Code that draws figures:
——————

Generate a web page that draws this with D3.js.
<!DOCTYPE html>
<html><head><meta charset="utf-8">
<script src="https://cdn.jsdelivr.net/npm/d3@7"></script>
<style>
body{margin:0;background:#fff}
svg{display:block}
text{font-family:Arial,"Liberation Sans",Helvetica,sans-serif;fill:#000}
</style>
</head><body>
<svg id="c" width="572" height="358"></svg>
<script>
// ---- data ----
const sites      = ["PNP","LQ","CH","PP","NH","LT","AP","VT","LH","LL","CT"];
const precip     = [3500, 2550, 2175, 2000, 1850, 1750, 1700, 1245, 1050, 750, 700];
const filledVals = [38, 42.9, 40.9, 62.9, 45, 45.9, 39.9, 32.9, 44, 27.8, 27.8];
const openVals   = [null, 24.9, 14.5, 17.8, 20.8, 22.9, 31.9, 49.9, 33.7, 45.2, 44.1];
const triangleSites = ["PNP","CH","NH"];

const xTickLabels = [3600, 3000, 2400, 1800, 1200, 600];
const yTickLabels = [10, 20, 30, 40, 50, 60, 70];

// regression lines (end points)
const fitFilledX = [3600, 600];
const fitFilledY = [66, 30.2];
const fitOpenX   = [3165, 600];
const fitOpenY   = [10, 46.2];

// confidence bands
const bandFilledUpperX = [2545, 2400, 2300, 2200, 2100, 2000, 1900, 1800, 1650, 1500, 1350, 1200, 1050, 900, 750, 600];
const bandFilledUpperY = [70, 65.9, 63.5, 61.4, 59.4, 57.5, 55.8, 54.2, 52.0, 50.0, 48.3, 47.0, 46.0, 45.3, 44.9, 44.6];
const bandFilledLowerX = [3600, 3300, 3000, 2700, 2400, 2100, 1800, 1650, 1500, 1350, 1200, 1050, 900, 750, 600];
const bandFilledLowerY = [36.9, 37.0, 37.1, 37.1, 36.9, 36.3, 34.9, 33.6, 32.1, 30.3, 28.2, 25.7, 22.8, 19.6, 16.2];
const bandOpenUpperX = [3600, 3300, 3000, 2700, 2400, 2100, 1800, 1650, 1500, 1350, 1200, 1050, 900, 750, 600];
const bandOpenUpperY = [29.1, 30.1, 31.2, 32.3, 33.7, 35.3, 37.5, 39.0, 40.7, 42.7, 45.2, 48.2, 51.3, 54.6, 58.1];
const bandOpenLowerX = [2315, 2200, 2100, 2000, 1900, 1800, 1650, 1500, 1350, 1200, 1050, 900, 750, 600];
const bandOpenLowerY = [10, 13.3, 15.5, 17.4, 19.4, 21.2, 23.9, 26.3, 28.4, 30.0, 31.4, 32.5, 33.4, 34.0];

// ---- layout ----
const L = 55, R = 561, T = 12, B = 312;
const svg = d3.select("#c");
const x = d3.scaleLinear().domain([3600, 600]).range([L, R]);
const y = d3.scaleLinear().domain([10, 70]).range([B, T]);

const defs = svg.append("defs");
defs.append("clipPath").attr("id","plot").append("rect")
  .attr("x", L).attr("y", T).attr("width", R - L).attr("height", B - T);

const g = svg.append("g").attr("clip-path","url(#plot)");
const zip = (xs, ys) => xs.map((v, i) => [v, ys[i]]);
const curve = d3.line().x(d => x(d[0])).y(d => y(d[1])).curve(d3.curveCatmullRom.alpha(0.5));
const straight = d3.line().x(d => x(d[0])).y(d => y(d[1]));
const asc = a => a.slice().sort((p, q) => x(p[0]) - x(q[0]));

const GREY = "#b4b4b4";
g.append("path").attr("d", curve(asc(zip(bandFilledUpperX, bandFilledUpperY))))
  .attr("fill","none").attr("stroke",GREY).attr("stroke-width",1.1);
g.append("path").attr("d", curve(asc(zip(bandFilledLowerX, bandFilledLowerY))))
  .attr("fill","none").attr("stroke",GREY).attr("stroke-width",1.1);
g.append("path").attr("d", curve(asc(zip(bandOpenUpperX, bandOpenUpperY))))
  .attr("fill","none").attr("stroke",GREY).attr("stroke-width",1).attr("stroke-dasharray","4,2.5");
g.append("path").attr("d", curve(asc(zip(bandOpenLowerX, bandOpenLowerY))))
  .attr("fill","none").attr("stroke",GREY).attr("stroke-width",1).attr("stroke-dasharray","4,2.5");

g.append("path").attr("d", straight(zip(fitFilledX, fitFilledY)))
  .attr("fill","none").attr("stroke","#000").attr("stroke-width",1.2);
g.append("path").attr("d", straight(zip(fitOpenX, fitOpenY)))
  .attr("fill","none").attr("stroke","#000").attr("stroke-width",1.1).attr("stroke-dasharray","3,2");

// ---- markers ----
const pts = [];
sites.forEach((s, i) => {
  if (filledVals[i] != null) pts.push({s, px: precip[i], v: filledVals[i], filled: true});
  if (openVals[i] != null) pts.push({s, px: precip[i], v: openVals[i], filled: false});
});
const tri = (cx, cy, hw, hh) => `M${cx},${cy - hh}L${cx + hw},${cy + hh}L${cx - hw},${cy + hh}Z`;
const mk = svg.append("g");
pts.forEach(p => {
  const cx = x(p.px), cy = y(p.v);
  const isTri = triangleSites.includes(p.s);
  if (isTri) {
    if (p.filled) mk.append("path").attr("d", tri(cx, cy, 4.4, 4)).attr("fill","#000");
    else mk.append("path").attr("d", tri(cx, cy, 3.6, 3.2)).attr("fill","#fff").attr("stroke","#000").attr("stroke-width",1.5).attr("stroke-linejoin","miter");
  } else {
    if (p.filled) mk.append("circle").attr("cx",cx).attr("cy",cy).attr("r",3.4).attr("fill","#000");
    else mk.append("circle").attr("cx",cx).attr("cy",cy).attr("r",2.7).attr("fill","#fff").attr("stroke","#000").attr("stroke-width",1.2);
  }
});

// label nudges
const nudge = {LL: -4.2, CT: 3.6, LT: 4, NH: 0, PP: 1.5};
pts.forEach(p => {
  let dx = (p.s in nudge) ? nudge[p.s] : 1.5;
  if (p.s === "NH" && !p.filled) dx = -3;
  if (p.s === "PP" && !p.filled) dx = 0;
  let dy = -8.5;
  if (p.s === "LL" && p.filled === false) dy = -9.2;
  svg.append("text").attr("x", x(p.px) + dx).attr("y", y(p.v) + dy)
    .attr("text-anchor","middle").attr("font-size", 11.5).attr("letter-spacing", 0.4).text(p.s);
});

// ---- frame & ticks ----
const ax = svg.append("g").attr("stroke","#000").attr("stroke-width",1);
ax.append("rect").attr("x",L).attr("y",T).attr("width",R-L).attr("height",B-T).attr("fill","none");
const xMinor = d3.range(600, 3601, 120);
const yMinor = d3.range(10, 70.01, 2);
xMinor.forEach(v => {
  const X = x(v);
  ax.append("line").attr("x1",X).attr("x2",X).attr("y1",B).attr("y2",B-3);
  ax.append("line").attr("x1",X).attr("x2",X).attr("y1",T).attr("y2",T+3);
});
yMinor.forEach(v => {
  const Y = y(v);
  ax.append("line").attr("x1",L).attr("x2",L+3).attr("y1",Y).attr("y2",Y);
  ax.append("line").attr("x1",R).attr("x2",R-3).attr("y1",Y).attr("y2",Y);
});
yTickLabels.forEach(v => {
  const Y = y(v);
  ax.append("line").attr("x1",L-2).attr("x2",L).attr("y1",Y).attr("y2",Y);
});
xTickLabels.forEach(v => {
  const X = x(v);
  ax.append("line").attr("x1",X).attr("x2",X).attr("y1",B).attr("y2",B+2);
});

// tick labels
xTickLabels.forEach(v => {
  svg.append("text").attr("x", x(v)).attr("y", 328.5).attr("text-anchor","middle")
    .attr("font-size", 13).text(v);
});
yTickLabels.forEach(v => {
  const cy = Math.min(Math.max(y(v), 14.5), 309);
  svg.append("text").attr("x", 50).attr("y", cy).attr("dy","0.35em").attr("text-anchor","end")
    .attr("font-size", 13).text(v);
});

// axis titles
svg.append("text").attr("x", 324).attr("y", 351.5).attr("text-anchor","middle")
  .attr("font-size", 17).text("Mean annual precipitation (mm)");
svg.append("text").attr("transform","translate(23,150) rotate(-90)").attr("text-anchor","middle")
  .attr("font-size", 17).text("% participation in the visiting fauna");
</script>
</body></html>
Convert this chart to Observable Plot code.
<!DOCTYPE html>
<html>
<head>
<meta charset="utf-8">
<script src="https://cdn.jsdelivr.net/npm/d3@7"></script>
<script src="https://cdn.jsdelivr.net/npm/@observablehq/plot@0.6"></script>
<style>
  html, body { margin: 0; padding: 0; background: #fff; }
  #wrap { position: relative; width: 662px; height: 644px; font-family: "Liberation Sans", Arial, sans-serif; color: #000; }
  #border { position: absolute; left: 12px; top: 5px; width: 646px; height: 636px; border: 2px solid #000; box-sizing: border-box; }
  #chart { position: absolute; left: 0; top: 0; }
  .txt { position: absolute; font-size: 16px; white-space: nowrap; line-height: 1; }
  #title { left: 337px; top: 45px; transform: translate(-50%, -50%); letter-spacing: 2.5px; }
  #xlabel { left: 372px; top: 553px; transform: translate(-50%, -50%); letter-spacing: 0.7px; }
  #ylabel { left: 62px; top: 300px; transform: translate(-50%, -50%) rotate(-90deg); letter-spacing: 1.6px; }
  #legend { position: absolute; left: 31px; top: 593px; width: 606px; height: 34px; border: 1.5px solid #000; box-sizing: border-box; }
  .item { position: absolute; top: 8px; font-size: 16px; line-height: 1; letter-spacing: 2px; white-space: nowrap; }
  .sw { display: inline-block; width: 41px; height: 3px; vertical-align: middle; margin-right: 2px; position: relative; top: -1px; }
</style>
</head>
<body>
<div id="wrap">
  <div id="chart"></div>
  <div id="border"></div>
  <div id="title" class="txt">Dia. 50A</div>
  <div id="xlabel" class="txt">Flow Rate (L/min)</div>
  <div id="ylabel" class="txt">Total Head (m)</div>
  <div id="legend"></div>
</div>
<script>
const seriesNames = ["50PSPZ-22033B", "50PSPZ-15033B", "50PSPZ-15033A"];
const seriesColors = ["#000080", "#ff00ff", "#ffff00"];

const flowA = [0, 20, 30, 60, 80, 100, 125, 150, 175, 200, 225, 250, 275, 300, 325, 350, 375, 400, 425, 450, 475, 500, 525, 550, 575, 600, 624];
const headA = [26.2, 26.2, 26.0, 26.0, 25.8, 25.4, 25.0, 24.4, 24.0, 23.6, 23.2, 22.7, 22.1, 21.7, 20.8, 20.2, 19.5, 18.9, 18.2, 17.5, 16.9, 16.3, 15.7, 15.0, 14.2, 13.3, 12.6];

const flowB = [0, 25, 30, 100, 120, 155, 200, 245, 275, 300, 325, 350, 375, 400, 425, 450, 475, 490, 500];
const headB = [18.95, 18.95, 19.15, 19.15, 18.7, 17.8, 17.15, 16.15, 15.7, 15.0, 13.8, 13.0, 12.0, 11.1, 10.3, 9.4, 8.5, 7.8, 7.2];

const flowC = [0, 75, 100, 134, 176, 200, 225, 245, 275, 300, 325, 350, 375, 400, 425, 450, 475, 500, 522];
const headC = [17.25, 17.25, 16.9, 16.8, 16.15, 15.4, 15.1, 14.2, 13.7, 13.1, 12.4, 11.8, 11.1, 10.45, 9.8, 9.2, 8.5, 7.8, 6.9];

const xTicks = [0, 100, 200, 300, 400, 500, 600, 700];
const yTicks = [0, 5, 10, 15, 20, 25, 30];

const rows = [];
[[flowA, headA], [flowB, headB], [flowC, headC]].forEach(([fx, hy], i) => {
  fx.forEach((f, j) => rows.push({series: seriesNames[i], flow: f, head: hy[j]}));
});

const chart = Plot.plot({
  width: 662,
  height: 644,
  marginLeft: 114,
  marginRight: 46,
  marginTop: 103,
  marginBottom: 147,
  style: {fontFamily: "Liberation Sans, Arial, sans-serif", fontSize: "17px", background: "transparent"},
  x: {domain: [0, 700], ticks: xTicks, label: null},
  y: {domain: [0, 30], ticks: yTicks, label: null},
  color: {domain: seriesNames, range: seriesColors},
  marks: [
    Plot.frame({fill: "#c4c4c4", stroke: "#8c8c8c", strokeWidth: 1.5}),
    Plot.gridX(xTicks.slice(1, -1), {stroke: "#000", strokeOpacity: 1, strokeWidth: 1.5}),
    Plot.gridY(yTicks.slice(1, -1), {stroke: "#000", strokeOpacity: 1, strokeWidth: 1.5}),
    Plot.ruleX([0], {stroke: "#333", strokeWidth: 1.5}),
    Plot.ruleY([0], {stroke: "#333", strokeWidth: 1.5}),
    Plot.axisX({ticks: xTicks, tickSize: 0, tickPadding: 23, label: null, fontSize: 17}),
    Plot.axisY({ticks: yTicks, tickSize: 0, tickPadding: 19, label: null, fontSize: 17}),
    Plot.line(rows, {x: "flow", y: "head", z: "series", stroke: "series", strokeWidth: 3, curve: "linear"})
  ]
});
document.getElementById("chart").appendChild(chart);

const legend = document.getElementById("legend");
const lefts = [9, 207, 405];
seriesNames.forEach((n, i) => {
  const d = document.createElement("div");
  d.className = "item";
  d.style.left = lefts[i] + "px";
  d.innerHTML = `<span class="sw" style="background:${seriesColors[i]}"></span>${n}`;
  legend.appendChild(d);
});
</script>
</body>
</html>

——————

• **Your task**:
Begin at the line that has "Convert this chart to Observable Plot code." in the entries above; stop after the line that has "8.5, 7.8, 7.2];". Transcribe exactly those lines and no others.

• **Written solution**:
Convert this chart to Observable Plot code.
<!DOCTYPE html>
<html>
<head>
<meta charset="utf-8">
<script src="https://cdn.jsdelivr.net/npm/d3@7"></script>
<script src="https://cdn.jsdelivr.net/npm/@observablehq/plot@0.6"></script>
<style>
  html, body { margin: 0; padding: 0; background: #fff; }
  #wrap { position: relative; width: 662px; height: 644px; font-family: "Liberation Sans", Arial, sans-serif; color: #000; }
  #border { position: absolute; left: 12px; top: 5px; width: 646px; height: 636px; border: 2px solid #000; box-sizing: border-box; }
  #chart { position: absolute; left: 0; top: 0; }
  .txt { position: absolute; font-size: 16px; white-space: nowrap; line-height: 1; }
  #title { left: 337px; top: 45px; transform: translate(-50%, -50%); letter-spacing: 2.5px; }
  #xlabel { left: 372px; top: 553px; transform: translate(-50%, -50%); letter-spacing: 0.7px; }
  #ylabel { left: 62px; top: 300px; transform: translate(-50%, -50%) rotate(-90deg); letter-spacing: 1.6px; }
  #legend { position: absolute; left: 31px; top: 593px; width: 606px; height: 34px; border: 1.5px solid #000; box-sizing: border-box; }
  .item { position: absolute; top: 8px; font-size: 16px; line-height: 1; letter-spacing: 2px; white-space: nowrap; }
  .sw { display: inline-block; width: 41px; height: 3px; vertical-align: middle; margin-right: 2px; position: relative; top: -1px; }
</style>
</head>
<body>
<div id="wrap">
  <div id="chart"></div>
  <div id="border"></div>
  <div id="title" class="txt">Dia. 50A</div>
  <div id="xlabel" class="txt">Flow Rate (L/min)</div>
  <div id="ylabel" class="txt">Total Head (m)</div>
  <div id="legend"></div>
</div>
<script>
const seriesNames = ["50PSPZ-22033B", "50PSPZ-15033B", "50PSPZ-15033A"];
const seriesColors = ["#000080", "#ff00ff", "#ffff00"];

const flowA = [0, 20, 30, 60, 80, 100, 125, 150, 175, 200, 225, 250, 275, 300, 325, 350, 375, 400, 425, 450, 475, 500, 525, 550, 575, 600, 624];
const headA = [26.2, 26.2, 26.0, 26.0, 25.8, 25.4, 25.0, 24.4, 24.0, 23.6, 23.2, 22.7, 22.1, 21.7, 20.8, 20.2, 19.5, 18.9, 18.2, 17.5, 16.9, 16.3, 15.7, 15.0, 14.2, 13.3, 12.6];

const flowB = [0, 25, 30, 100, 120, 155, 200, 245, 275, 300, 325, 350, 375, 400, 425, 450, 475, 490, 500];
const headB = [18.95, 18.95, 19.15, 19.15, 18.7, 17.8, 17.15, 16.15, 15.7, 15.0, 13.8, 13.0, 12.0, 11.1, 10.3, 9.4, 8.5, 7.8, 7.2];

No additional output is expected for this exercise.